I love shopping with my daughter – until we get down to purchasing that special dress for that special event. This weekend I took my fifteen year old daughter to buy a dress for the dance team banquet. Oh, yes it was a lot of fun. . . Every dress I picked out was a “mommy dress” and oh so boring. Her favorite choice, in my maternal opinion, was too casual and too floral for this event.
I remember shopping with my mother in the 70’s. Fashions were changing and when I wanted to buy the bare back top with matching hot pants, it caused quite a commotion. It took some compromising and I walked out of the mall with a coordinating hot pants set, faded blue pants and a ruffled red top. It was that’s season favorite.

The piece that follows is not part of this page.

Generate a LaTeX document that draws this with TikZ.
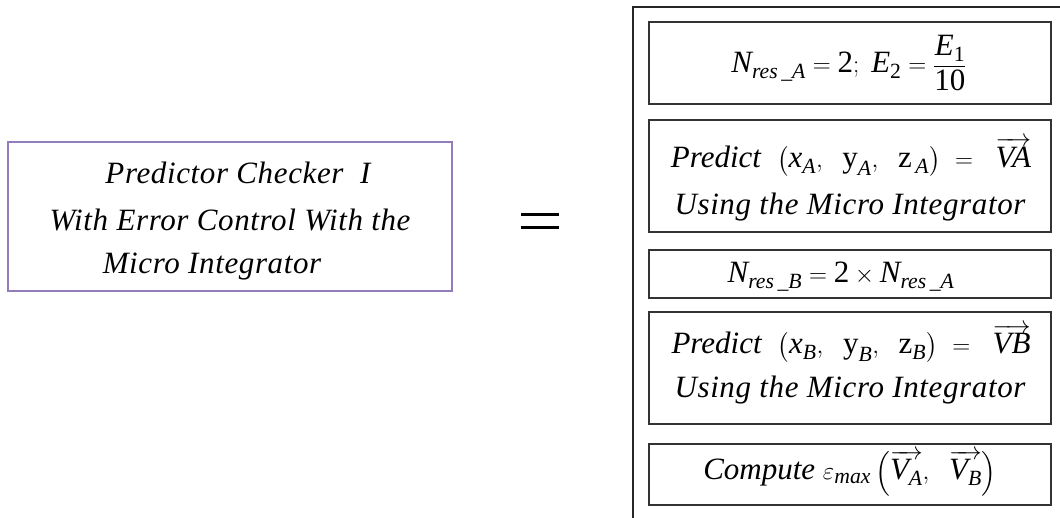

There’s something about teenage fashions and moms. Generations come and go and daughters and mothers continue to clash on the subject of fashion. I want to believe it doesn’t have anything to do with living vicariously. I’ve been fifteen before and no, I don’t want to go there again.
Instead I believe it has everything to do with independence and power. Deep down I knew, when shopping with my mother, that a bareback halter top wouldn’t be the most practical blouse to buy. I didn’t want to give my mother the power or satisfaction of being right. I was my own person making my own choices. On the other hand, when shopping with my daughter, as much as I wanted to help I felt frustrated over my powerlessness. Like me many years ago, my daughter was going to make her decision and my opinion was no longer important.
And, so the floral dress it was. We bought the dress, took it home and after speaking to her peers, she decided she needed a more formal dress to wear – one already in her closet. Imagine that. My daughter looked lovely at the banquet tonight. Her father and I were proud of the young lady that she is.